De plus le pouvoir n’a pas un projet aux antipodes des islamistes et il propose justement maintenant un gouvernement d’union nationale aux partis ayant participé aux élections. C’est à dire en particulier aux intégristes de Hamas. Il ne faut donc pas s’attendre à voir les droits démocratiques des femmes algériennes reconnus, ni le code de la famille abrogé.
De plus, le pouvoir accélère les réformes de libéralisation et l’ouverture du marché algérien aux capitaux impérialistes, ce qui va entraîner rapidement de grandes restructurations et de nouvelles vagues de licenciements.

Face à ces résultats, les camarades algériens du « Cercle » qui avaient proposé l’abstention, ont ouvert le débat sur la justesse de cette consigne (par rapport à une consigne de vote nul), et sur l’évaluation des causes politiques de leur sous-estimation de la mobilisation populaire contre le FIS, qui s’est manifesté par la participation au vote. Ce débat s’exprime dans leur journal El-MASSIRA. Mais au-delà de ces questions, l’orientation que proposent ces camarades s’organise autour de quatre tâches :
-  la nécessité de combattre militairement et politiquement les groupes armés, en toute indépendance par rapport au pouvoir. Cela pose, entre autre la question de la participation aux groupes d’autodéfense qui se créent spontanément ou non, et de la tactique à adopter pour cela.
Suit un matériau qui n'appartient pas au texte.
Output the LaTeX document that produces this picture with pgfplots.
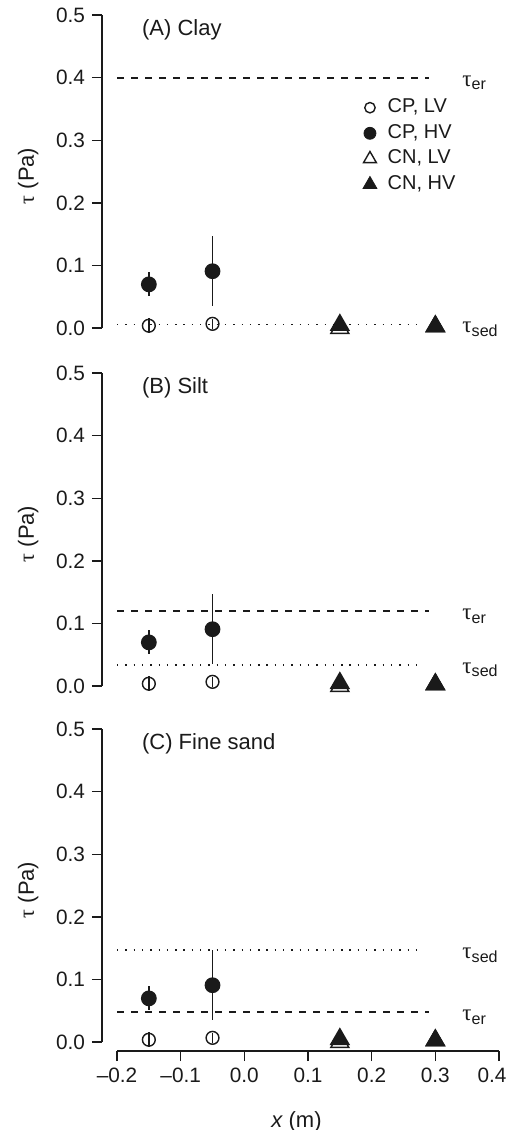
\documentclass[border=0pt]{standalone}
\usepackage{fontspec}
\setmainfont{Liberation Sans}
\newfontfamily\serif{Liberation Serif}
\usepackage{pgfplots}
\pgfplotsset{compat=1.18}
\definecolor{ink}{HTML}{1A1A1A}

\tikzset{
  taulab/.style={anchor=base west, inner sep=0pt, yshift=-4.2pt, font=\fontsize{11.5}{13}\selectfont, text=ink},
  paneltitle/.style={anchor=west, inner sep=0pt, font=\fontsize{11}{13}\selectfont, text=ink},
}
\pgfplotsset{
  panel/.style={
    scale only axis, width=198.5pt, height=161pt,
    xmin=-0.2236, xmax=0.4, ymin=-0.014, ymax=0.5,
    axis x line*=bottom, axis y line*=left,
    axis line style={draw=none},
    tick align=outside, major tick length=5pt,
    every tick/.style={ink, line width=0.75pt},
    ytick={0,0.1,0.2,0.3,0.4,0.5},
    yticklabels={0.0,0.1,0.2,0.3,0.4,0.5},
    xtick={-0.2,-0.1,0,0.1,0.2,0.3,0.4},
    xticklabels={–0.2,–0.1,0.0,0.1,0.2,0.3,\hspace*{-7pt}0.4},
    ticklabel style={font=\fontsize{10.4}{12}\selectfont, text=ink},
    ylabel={{\serif τ} (Pa)},
    ylabel style={at={(axis description cs:-0.186,0.5)}, anchor=center, font=\fontsize{11}{13}\selectfont, text=ink},
    clip=false,
  },
  lvc/.style={only marks, mark=o, mark size=3.2pt, ink, line width=0.7pt},
  hvc/.style={only marks, mark=*, mark size=3.6pt, ink, line width=0.7pt},
  lvt/.style={only marks, mark=triangle, mark size=5.2pt, ink, line width=0.7pt},
  hvt/.style={only marks, mark=triangle*, mark size=5.2pt, ink, line width=0.7pt},
  eb/.style={error bars/.cd, y dir=both, y explicit, error mark=none,
             error bar style={line width=0.75pt, ink}},
  erline/.style={ink, line width=0.9pt, dash pattern=on 3.3pt off 3.7pt},
  sedline/.style={ink, line width=0.75pt, dash pattern=on 0.7pt off 3.45pt},
  limg/.style={legend image code/.code={\draw[##1] plot coordinates {(0pt,0pt)}; \path (-5pt,0pt) (7pt,0pt);}},
}

\newcommand{\datapoints}{%
  \addplot[lvc, eb] coordinates {(-0.15,0.004) +- (0,0.012) (-0.05,0.007) +- (0,0.008)};
  \addplot[hvc, eb] coordinates {(-0.15,0.070) +- (0,0.019) (-0.05,0.091) +- (0,0.056)};
  \addplot[lvt] coordinates {(0.15,0.000) (0.30,0.003)};
  \addplot[hvt] coordinates {(0.15,0.005) (0.30,0.003)};
  \draw[ink, line width=0.75pt] (axis cs:-0.2236,0) -- (axis cs:-0.2236,0.5);
}

\begin{document}
\begin{tikzpicture}
\useasboundingbox (-51pt,168.5pt) rectangle (202.5pt,-396.5pt);

% (A) Clay
\begin{axis}[panel, at={(0pt,0pt)}, anchor=south west, xtick=\empty,
  legend style={at={(axis description cs:0.647,0.75)}, anchor=north west,
    draw=none, fill=none, inner sep=0pt, row sep=1pt,
    font=\fontsize{10}{11}\selectfont, text=ink,
    nodes={inner sep=1.5pt, text height=6.8pt, text depth=2pt}},
  legend cell align=left]
  \addlegendimage{limg, only marks, mark=o, mark size=2.6pt, ink, line width=0.7pt}
  \addlegendentry{CP, LV}
  \addlegendimage{limg, only marks, mark=*, mark size=3pt, ink}
  \addlegendentry{CP, HV}
  \addlegendimage{limg, only marks, mark=triangle, mark size=3.7pt, ink, line width=0.7pt}
  \addlegendentry{CN, LV}
  \addlegendimage{limg, only marks, mark=triangle*, mark size=4pt, ink}
  \addlegendentry{CN, HV}
  \addplot[erline, forget plot] coordinates {(-0.2,0.4) (0.29,0.4)};
  \addplot[sedline, forget plot] coordinates {(-0.2,0.006) (0.28,0.006)};
  \begingroup\pgfplotsset{every axis plot/.append style={forget plot}}
  \datapoints
  \endgroup
  \node[taulab] at (axis cs:0.342,0.4) {{\serif τ}\textsubscript{er}};
  \node[taulab] at (axis cs:0.342,0.006) {{\serif τ}\textsubscript{sed}};
  \node[paneltitle] at (axis description cs:0.1,0.955) {(A) Clay};
\end{axis}

% (B) Silt
\begin{axis}[panel, at={(0pt,-179pt)}, anchor=south west, xtick=\empty]
  \addplot[erline] coordinates {(-0.2,0.12) (0.29,0.12)};
  \addplot[sedline] coordinates {(-0.2,0.034) (0.28,0.034)};
  \datapoints
  \node[taulab] at (axis cs:0.342,0.12) {{\serif τ}\textsubscript{er}};
  \node[taulab] at (axis cs:0.342,0.034) {{\serif τ}\textsubscript{sed}};
  \node[paneltitle] at (axis description cs:0.1,0.955) {(B) Silt};
\end{axis}

% (C) Fine sand
\begin{axis}[panel, at={(0pt,-357pt)}, anchor=south west,
  xlabel={{\itshape x} (m)},
  xlabel style={at={(axis description cs:0.49,-0.22)}, anchor=center, font=\fontsize{11}{13}\selectfont, text=ink}]
  \addplot[sedline] coordinates {(-0.2,0.147) (0.28,0.147)};
  \addplot[erline] coordinates {(-0.2,0.048) (0.29,0.048)};
  \datapoints
  \draw[ink, line width=0.75pt] (axis cs:-0.2,-0.014) -- (axis cs:0.4,-0.014);
  \node[taulab] at (axis cs:0.342,0.147) {{\serif τ}\textsubscript{sed}};
  \node[taulab] at (axis cs:0.342,0.048) {{\serif τ}\textsubscript{er}};
  \node[paneltitle] at (axis description cs:0.1,0.955) {(C) Fine sand};
\end{axis}
\end{tikzpicture}
\end{document}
-  Dans la lutte contre la politique antidémocratique et antisociale du pouvoir bourgeois, en s’appuyant sur les aspirations démocratiques (de nature politique, sociale et nationale), il faut construire sous la direction de la classe ouvrière un front démocratique, et qui devrait développer l’autonomie des mouvements de masse.
-  Développer la solidarité de l’immigration, et plus généralement la solidarité des travailleurs avec les luttes démocratiques et sociales en Algérie.
-  Enfin construire un parti qui puisse articuler la lutte actuellement principalement démocratique à la lutte des exploités pour leur libération, pour le socialisme.